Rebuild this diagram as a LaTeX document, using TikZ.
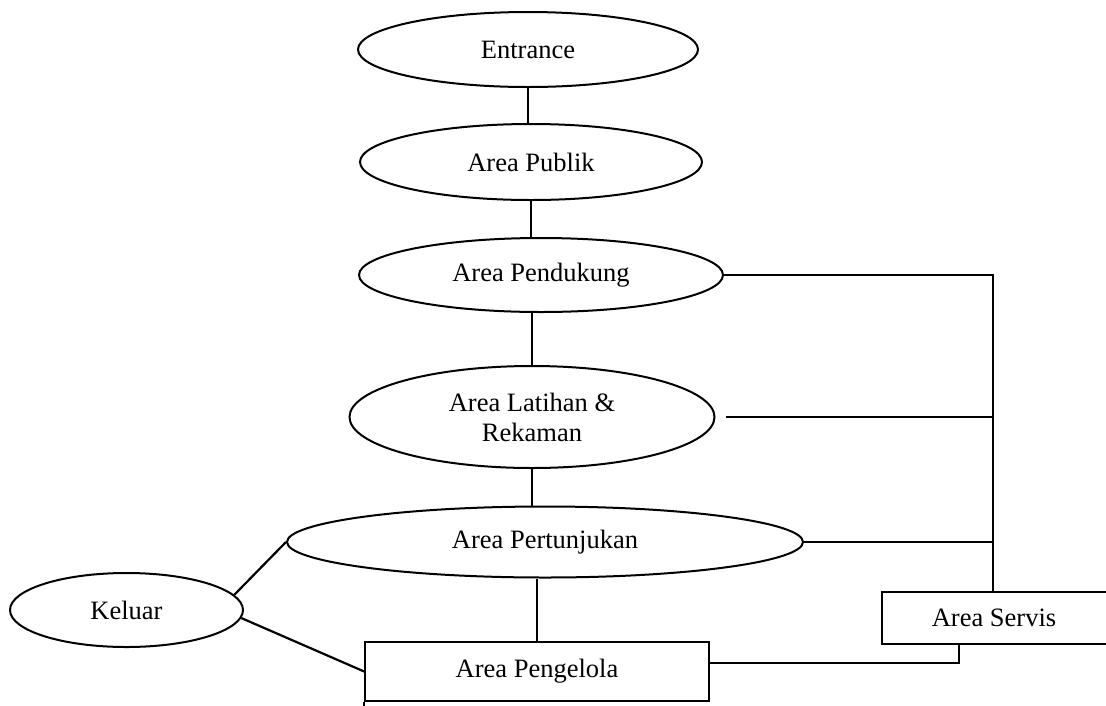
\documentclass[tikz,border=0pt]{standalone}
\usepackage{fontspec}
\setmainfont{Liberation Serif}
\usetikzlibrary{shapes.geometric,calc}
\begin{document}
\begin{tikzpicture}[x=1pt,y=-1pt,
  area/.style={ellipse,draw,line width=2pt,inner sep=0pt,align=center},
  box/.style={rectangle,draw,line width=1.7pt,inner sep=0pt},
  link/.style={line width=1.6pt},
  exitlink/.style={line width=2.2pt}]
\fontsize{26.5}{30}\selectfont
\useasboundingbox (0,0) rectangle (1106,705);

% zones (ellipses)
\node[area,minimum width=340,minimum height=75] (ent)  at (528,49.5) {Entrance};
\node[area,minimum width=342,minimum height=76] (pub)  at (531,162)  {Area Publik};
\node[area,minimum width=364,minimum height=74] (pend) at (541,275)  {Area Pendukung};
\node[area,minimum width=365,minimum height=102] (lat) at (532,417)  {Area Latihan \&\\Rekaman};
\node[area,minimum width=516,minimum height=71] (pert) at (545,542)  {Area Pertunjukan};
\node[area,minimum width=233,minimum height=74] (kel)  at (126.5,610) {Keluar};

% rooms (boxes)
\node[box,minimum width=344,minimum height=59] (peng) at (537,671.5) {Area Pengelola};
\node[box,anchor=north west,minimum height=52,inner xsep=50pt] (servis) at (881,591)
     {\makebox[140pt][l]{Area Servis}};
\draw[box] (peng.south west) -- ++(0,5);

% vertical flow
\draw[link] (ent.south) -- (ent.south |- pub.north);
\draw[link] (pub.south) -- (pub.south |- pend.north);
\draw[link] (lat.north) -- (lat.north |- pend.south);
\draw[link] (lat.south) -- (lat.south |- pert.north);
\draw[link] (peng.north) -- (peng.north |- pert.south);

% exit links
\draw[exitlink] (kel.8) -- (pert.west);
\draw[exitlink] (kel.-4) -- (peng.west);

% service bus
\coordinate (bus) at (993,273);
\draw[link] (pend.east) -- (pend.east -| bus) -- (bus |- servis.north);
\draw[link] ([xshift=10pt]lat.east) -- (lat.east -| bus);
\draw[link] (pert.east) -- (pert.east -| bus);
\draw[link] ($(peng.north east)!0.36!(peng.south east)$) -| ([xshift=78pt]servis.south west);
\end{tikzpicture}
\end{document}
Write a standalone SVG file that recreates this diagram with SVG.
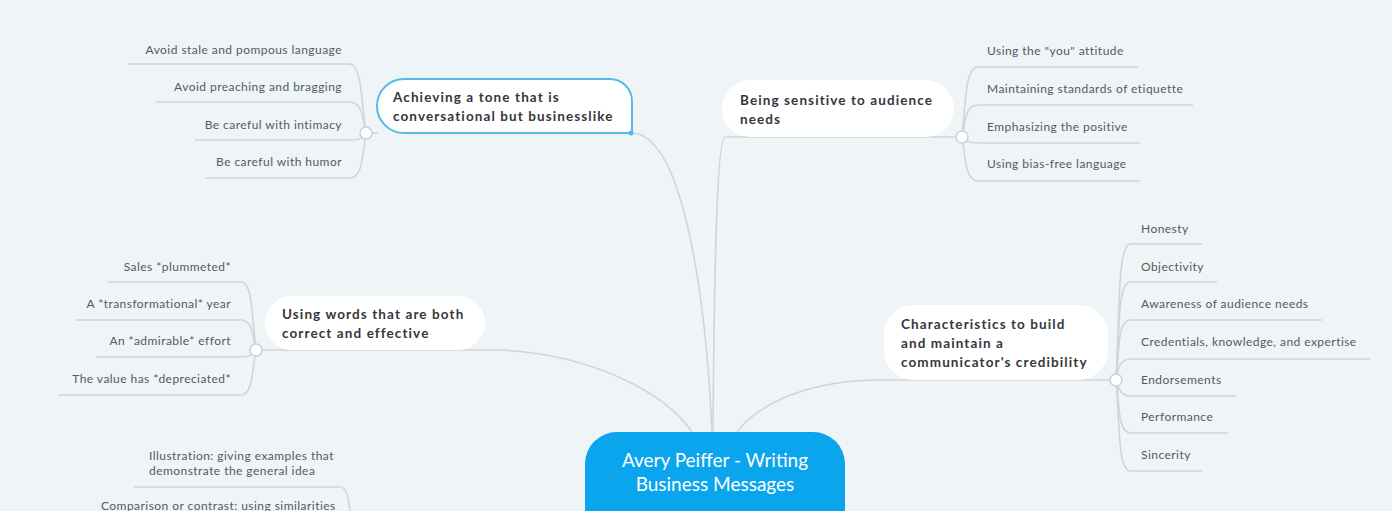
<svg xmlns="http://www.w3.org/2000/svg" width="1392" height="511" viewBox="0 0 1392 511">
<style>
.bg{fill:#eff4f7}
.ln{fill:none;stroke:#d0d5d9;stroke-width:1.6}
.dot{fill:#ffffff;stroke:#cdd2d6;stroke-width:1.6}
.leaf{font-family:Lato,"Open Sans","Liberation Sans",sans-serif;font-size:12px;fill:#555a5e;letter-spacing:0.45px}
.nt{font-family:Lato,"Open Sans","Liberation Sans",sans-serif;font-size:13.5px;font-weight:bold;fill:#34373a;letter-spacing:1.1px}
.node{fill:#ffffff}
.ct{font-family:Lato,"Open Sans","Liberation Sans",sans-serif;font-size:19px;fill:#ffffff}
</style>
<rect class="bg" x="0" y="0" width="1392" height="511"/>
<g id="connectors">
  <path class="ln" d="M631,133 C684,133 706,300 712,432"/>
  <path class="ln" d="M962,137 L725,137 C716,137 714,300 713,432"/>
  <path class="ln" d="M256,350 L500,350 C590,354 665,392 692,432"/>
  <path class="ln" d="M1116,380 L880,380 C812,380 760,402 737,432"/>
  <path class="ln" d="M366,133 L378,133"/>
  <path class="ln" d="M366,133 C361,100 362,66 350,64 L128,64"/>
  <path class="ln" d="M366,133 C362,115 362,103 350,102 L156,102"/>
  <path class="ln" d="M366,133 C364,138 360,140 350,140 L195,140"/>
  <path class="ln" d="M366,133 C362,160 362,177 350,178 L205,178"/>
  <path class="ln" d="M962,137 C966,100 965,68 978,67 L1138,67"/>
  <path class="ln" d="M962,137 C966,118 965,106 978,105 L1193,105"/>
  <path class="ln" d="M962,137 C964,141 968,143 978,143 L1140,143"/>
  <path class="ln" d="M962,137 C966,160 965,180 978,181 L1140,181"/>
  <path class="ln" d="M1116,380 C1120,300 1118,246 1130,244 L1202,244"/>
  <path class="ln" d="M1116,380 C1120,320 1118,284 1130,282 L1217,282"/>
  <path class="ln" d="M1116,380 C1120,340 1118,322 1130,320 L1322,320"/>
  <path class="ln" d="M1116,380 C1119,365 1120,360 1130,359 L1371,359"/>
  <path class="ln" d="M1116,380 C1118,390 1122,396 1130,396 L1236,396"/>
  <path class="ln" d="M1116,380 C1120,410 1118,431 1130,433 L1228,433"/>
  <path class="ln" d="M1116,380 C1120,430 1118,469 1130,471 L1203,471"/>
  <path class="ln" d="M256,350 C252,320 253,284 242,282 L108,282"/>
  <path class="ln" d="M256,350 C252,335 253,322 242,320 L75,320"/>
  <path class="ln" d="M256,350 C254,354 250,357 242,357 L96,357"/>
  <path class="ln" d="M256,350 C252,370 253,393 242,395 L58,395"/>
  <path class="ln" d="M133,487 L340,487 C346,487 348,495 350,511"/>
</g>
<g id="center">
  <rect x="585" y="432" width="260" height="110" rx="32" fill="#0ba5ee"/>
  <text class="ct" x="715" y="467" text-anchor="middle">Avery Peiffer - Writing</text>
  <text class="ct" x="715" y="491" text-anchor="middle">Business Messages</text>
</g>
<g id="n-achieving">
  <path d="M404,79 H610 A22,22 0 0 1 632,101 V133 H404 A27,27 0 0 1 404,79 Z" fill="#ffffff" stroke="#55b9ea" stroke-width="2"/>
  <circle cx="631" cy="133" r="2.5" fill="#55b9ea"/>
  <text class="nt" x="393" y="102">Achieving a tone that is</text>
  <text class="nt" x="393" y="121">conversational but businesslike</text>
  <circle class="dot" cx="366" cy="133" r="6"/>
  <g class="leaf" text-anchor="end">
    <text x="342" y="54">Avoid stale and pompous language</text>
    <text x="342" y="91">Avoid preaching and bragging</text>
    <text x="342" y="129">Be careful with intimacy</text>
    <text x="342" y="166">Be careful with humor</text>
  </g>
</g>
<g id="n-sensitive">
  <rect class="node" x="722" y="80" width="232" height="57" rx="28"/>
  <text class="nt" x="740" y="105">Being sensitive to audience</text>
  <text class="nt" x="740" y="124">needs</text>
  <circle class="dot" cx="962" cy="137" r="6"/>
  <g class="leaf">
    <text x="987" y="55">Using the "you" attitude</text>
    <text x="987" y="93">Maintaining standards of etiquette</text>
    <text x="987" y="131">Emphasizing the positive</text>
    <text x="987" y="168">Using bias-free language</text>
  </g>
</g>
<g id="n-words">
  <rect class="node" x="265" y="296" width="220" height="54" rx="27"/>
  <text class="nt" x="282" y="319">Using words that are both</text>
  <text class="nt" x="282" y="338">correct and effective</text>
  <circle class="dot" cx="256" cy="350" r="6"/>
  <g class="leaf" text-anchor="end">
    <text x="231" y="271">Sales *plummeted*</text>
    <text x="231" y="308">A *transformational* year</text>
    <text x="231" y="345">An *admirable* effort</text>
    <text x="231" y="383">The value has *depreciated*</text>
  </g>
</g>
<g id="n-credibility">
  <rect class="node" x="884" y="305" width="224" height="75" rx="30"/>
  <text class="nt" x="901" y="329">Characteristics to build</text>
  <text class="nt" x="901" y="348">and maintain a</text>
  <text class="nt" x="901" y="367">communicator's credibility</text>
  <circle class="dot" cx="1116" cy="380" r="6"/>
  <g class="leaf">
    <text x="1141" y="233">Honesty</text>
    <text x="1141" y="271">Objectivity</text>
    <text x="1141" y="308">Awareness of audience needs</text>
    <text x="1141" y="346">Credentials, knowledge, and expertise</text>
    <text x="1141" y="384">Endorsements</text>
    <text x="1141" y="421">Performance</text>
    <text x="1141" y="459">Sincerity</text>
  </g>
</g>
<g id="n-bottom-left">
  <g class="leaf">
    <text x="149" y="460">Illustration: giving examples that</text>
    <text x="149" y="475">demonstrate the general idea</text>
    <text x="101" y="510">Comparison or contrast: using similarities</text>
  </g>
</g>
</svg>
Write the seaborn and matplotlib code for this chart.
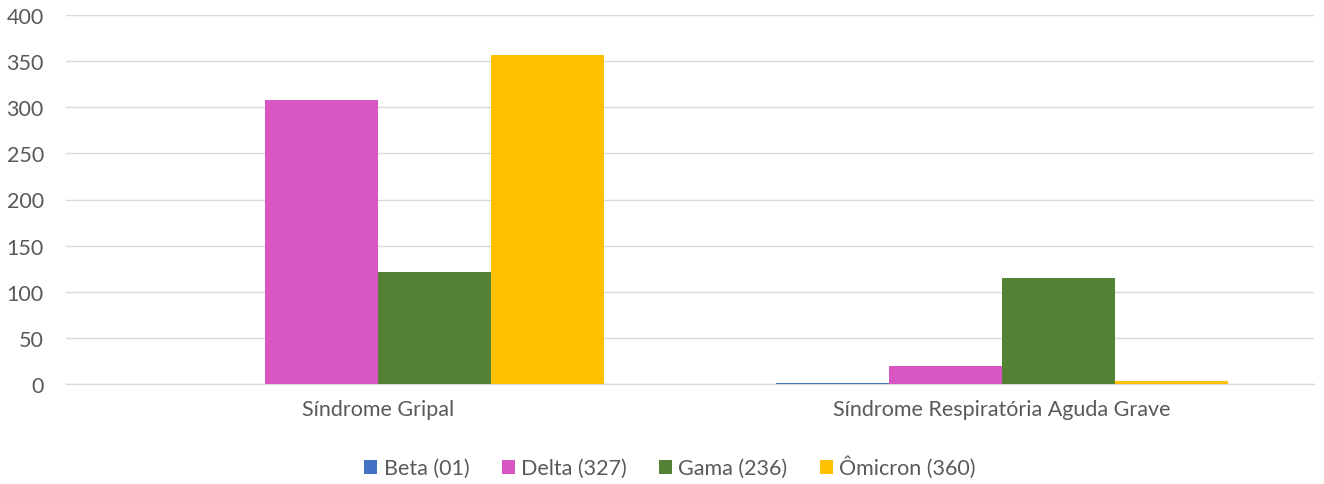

○ ○ ○ ○ ○

* Short task *
Write down every line from the opening of the listing to the line with "west) -- ++(0,5);", both included, and nothing else; the pictures are omitted.

* Result of this task *
Rebuild this diagram as a LaTeX document, using TikZ.
\documentclass[tikz,border=0pt]{standalone}
\usepackage{fontspec}
\setmainfont{Liberation Serif}
\usetikzlibrary{shapes.geometric,calc}
\begin{document}
\begin{tikzpicture}[x=1pt,y=-1pt,
  area/.style={ellipse,draw,line width=2pt,inner sep=0pt,align=center},
  box/.style={rectangle,draw,line width=1.7pt,inner sep=0pt},
  link/.style={line width=1.6pt},
  exitlink/.style={line width=2.2pt}]
\fontsize{26.5}{30}\selectfont
\useasboundingbox (0,0) rectangle (1106,705);

% zones (ellipses)
\node[area,minimum width=340,minimum height=75] (ent)  at (528,49.5) {Entrance};
\node[area,minimum width=342,minimum height=76] (pub)  at (531,162)  {Area Publik};
\node[area,minimum width=364,minimum height=74] (pend) at (541,275)  {Area Pendukung};
\node[area,minimum width=365,minimum height=102] (lat) at (532,417)  {Area Latihan \&\\Rekaman};
\node[area,minimum width=516,minimum height=71] (pert) at (545,542)  {Area Pertunjukan};
\node[area,minimum width=233,minimum height=74] (kel)  at (126.5,610) {Keluar};

% rooms (boxes)
\node[box,minimum width=344,minimum height=59] (peng) at (537,671.5) {Area Pengelola};
\node[box,anchor=north west,minimum height=52,inner xsep=50pt] (servis) at (881,591)
     {\makebox[140pt][l]{Area Servis}};
\draw[box] (peng.south west) -- ++(0,5);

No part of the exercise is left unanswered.